I went to bed last night and even woke up today reassuring myself that I wouldn't cave and buy anything today. I had been surfing the Anandtech Hot Deals forums, and Fat Wallet forums though and knew what the good deals would be. All would have been fine until I got to work and my coworker said we were about to run out of toilet paper and should probably go to Staples and buy some. Normally I would have resisted, but I was weak and decided that since I would be busy with school again next week it would be good to go if we wanted the luxury of having toilet paper at work.
We drove to Carbondale and once inside the manager (or whoever gets to wear the "nicer" shirts at Staples handed us a flyer indicating what items were still in stock and where to find them. We went to the copy counter and my coworker asked if they had any more hard drives in stock. The guys behind the counter handed it across. It was a 30 gig 7200 rpm Maxtor. There was no price indicated on the sheet and I asked how much it was. The ever so unhappy looking guy behind the counter sighed out that it was $79.99 with a $50 mail in rebate. The guy with me didn't want, but I decided to take it. Never can have too much storage. I figured it might start an upgrade path to move the hard drive in this machine from a Quantum Bigfoot to something nicer, maybe even semi-reliable.

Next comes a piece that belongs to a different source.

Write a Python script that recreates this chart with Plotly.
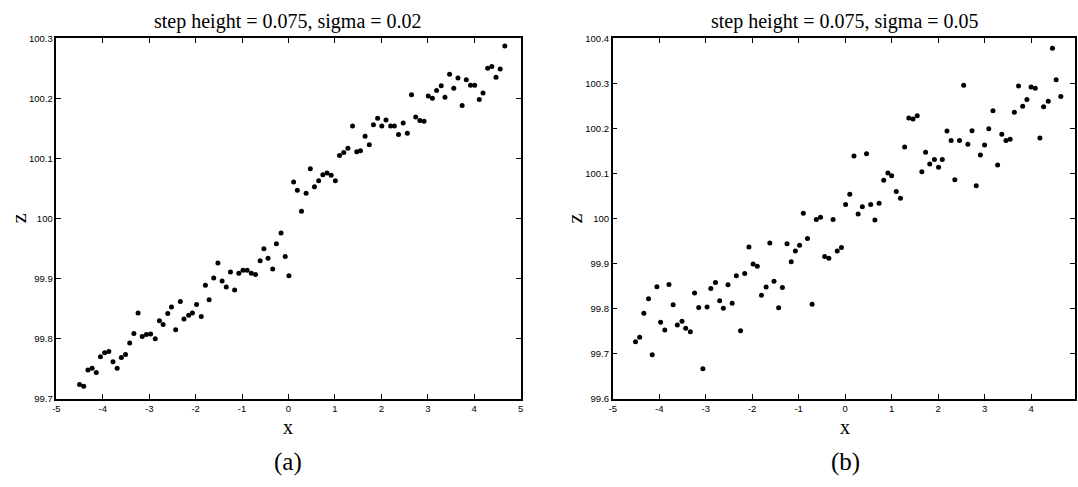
import plotly.graph_objects as go

# Panel (a): step height = 0.075, sigma = 0.02
x_a = [-4.50, -4.41, -4.32, -4.23, -4.14, -4.05, -3.96, -3.87, -3.78, -3.69,
       -3.60, -3.51, -3.42, -3.33, -3.24, -3.15, -3.06, -2.97, -2.87, -2.78,
       -2.70, -2.60, -2.52, -2.43, -2.33, -2.25, -2.15, -2.07, -1.98, -1.88,
       -1.79, -1.71, -1.61, -1.52, -1.43, -1.34, -1.25, -1.16, -1.07, -0.98,
       -0.89, -0.80, -0.71, -0.61, -0.53, -0.44, -0.34, -0.26, -0.16, -0.07,
       0.01, 0.11, 0.19, 0.28, 0.38, 0.47, 0.56, 0.65, 0.74, 0.83,
       0.92, 1.01, 1.10, 1.19, 1.28, 1.38, 1.47, 1.55, 1.65, 1.74,
       1.83, 1.92, 2.01, 2.10, 2.20, 2.28, 2.37, 2.47, 2.56, 2.65,
       2.74, 2.83, 2.92, 3.01, 3.10, 3.19, 3.29, 3.37, 3.47, 3.56,
       3.65, 3.74, 3.83, 3.92, 4.01, 4.11, 4.19, 4.29, 4.38, 4.47,
       4.56, 4.66]
z_a = [99.724, 99.721, 99.748, 99.751, 99.744, 99.770, 99.777, 99.779, 99.762, 99.751,
       99.769, 99.774, 99.793, 99.809, 99.843, 99.804, 99.807, 99.808, 99.800, 99.830,
       99.824, 99.842, 99.853, 99.815, 99.862, 99.833, 99.839, 99.843, 99.857, 99.837,
       99.889, 99.865, 99.901, 99.926, 99.896, 99.886, 99.911, 99.881, 99.909, 99.914,
       99.914, 99.909, 99.907, 99.930, 99.950, 99.934, 99.916, 99.958, 99.976, 99.937,
       99.905, 100.061, 100.047, 100.012, 100.042, 100.083, 100.053, 100.063, 100.073, 100.076,
       100.072, 100.063, 100.105, 100.110, 100.117, 100.154, 100.111, 100.113, 100.137, 100.123,
       100.156, 100.167, 100.154, 100.164, 100.154, 100.154, 100.140, 100.159, 100.142, 100.206,
       100.169, 100.163, 100.162, 100.204, 100.200, 100.213, 100.221, 100.202, 100.240, 100.217,
       100.234, 100.188, 100.231, 100.222, 100.222, 100.198, 100.209, 100.250, 100.253, 100.235,
       100.249, 100.287]

# Panel (b): step height = 0.075, sigma = 0.05
x_b = [-4.51, -4.42, -4.33, -4.23, -4.15, -4.05, -3.97, -3.88, -3.79, -3.70,
       -3.61, -3.51, -3.43, -3.33, -3.24, -3.15, -3.06, -2.97, -2.89, -2.79,
       -2.70, -2.62, -2.52, -2.43, -2.34, -2.25, -2.16, -2.07, -1.98, -1.89,
       -1.80, -1.70, -1.62, -1.53, -1.43, -1.35, -1.25, -1.16, -1.07, -0.98,
       -0.90, -0.81, -0.71, -0.62, -0.53, -0.44, -0.35, -0.26, -0.17, -0.08,
       0.01, 0.10, 0.19, 0.28, 0.37, 0.46, 0.55, 0.64, 0.73, 0.83,
       0.92, 1.00, 1.10, 1.19, 1.28, 1.37, 1.46, 1.55, 1.65, 1.73,
       1.82, 1.92, 2.01, 2.09, 2.19, 2.28, 2.36, 2.46, 2.55, 2.64,
       2.73, 2.82, 2.91, 3.00, 3.09, 3.18, 3.28, 3.37, 3.46, 3.55,
       3.64, 3.73, 3.82, 3.91, 4.00, 4.09, 4.19, 4.27, 4.37, 4.46,
       4.54, 4.64]
z_b = [99.727, 99.737, 99.790, 99.822, 99.698, 99.849, 99.770, 99.753, 99.854, 99.809,
       99.764, 99.772, 99.757, 99.749, 99.835, 99.803, 99.667, 99.804, 99.845, 99.858,
       99.818, 99.801, 99.853, 99.812, 99.873, 99.751, 99.878, 99.937, 99.899, 99.894,
       99.830, 99.848, 99.946, 99.861, 99.802, 99.847, 99.944, 99.904, 99.928, 99.941,
       100.012, 99.956, 99.810, 99.998, 100.003, 99.916, 99.912, 99.998, 99.928, 99.936,
       100.031, 100.054, 100.139, 100.010, 100.026, 100.144, 100.031, 99.997, 100.034, 100.085,
       100.101, 100.095, 100.060, 100.045, 100.159, 100.223, 100.221, 100.228, 100.104, 100.147,
       100.121, 100.131, 100.114, 100.131, 100.194, 100.173, 100.086, 100.173, 100.296, 100.165,
       100.195, 100.073, 100.141, 100.163, 100.199, 100.239, 100.119, 100.187, 100.173, 100.176,
       100.236, 100.294, 100.249, 100.264, 100.292, 100.289, 100.179, 100.248, 100.260, 100.378,
       100.308, 100.271]

# Tick labels
x_ticks = [-5, -4, -3, -2, -1, 0, 1, 2, 3, 4, 5]
x_ticktext = ["-5", "-4", "-3", "-2", "-1", "0", "1", "2", "3", "4", "5"]
z_ticks_a = [99.7, 99.8, 99.9, 100.0, 100.1, 100.2, 100.3]
z_ticktext_a = ["99.7", "99.8", "99.9", "100", "100.1", "100.2", "100.3"]
z_ticks_b = [99.6, 99.7, 99.8, 99.9, 100.0, 100.1, 100.2, 100.3, 100.4]
z_ticktext_b = ["99.6", "99.7", "99.8", "99.9", "100", "100.1", "100.2", "100.3", "100.4"]

titles = ["step height = 0.075, sigma = 0.02", "step height = 0.075, sigma = 0.05"]
panel_tags = ["(a)", "(b)"]

W, H = 1078, 487
marker = dict(color="black", size=5)

fig = go.Figure()
fig.add_trace(go.Scatter(x=x_a, y=z_a, mode="markers", marker=marker,
                         xaxis="x", yaxis="y", showlegend=False))
fig.add_trace(go.Scatter(x=x_b, y=z_b, mode="markers", marker=marker,
                         xaxis="x2", yaxis="y2", showlegend=False))

tick_font = dict(family="Liberation Sans, Arial, sans-serif", size=9.5, color="black")
axis_common = dict(showline=True, linecolor="black", linewidth=1.5, mirror="ticks",
                   ticks="inside", ticklen=5, tickwidth=1, tickcolor="black",
                   showgrid=False, zeroline=False, tickfont=tick_font)

y_dom = [1 - 402 / H, 1 - 33 / H]
fig.update_layout(
    width=W, height=H,
    margin=dict(l=0, r=0, t=0, b=0),
    paper_bgcolor="white", plot_bgcolor="white",
    xaxis=dict(domain=[52.7 / W, 520 / W], range=[-5, 5], anchor="y",
               tickvals=x_ticks, ticktext=x_ticktext, **axis_common),
    yaxis=dict(domain=y_dom, range=[99.7, 100.3], anchor="x",
               tickvals=z_ticks_a, ticktext=z_ticktext_a, **axis_common),
    xaxis2=dict(domain=[612.7 / W, 1.0], range=[-5, 4.945], anchor="y2",
                tickvals=x_ticks, ticktext=x_ticktext, **axis_common),
    yaxis2=dict(domain=y_dom, range=[99.6, 100.4], anchor="x2",
                tickvals=z_ticks_b, ticktext=z_ticktext_b, **axis_common),
)

serif = "Liberation Serif, Times New Roman, serif"
ann = []
for i, (xref, xpix_axis) in enumerate([("x", 52.7), ("x2", 612.7)]):
    ann.append(dict(text=titles[i], xref=xref, x=0, yref="paper", y=1 - 16 / H,
                    showarrow=False, xanchor="center", yanchor="middle",
                    font=dict(family=serif, size=20, color="black")))
    ann.append(dict(text="x", xref=xref, x=0, yref="paper", y=1 - 431 / H,
                    showarrow=False, xanchor="center", yanchor="middle",
                    font=dict(family=serif, size=20, color="black")))
    ann.append(dict(text=panel_tags[i], xref=xref, x=0, yref="paper", y=1 - 467 / H,
                    showarrow=False, xanchor="center", yanchor="middle",
                    font=dict(family=serif, size=25, color="black")))
    ann.append(dict(text="z", xref="paper", x=(xpix_axis - 38.5) / W, yref="paper",
                    y=1 - 217 / H, showarrow=False, textangle=-90,
                    xanchor="center", yanchor="middle",
                    font=dict(family=serif, size=22, color="black")))
fig.update_layout(annotations=ann)

fig.write_html("out.html")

I also found a stick of 128 megs of PC133 PNY memory for $20 with a $15 mail in rebate. I picked this up as well figuring it would also make a good upgrade for this machine. The sales person asked how fast the bus speed was of the computer was it was going into and I just said 66. I wish I would have thought about that before I said it. The Staples guy took that as an opportunity to extert his technological prowess. He told me that pc133 ram was not backwards compatible. I politely told him that it was indeed since it was a maximum rating, much like speeds on blank cd-r's. He persisted and told me that he tried it and the other stick would be better. I told him that this stick would be better for future uses since it was capable of a 133 fsb and had better rebates on it too. He caved and handed me the ram.
I took the ram to work and plugged it in to only find it detecting 64 megs. Hmmmm. I took it home and popped it into my trust old Abit something board with a 440BX chipset. Still just 64 megs....not good. I popped it into the other computer with the ECS-K7S5A motherboard (nice board for the price, btw) and sure enough it found all 128 megs. All of a sudden it sunk in, and I confirmed my suspicions with a quick trip to the PNY website. Even 128 meg sticks now come as high density. It used to be just 256 meg dimms and up came as HD. I guess I'll return this and just order some from Crucial or something. I'm afriad if the guy is working then though and sees me returning it I will have to clarify that he was right but had the reason incorrectly.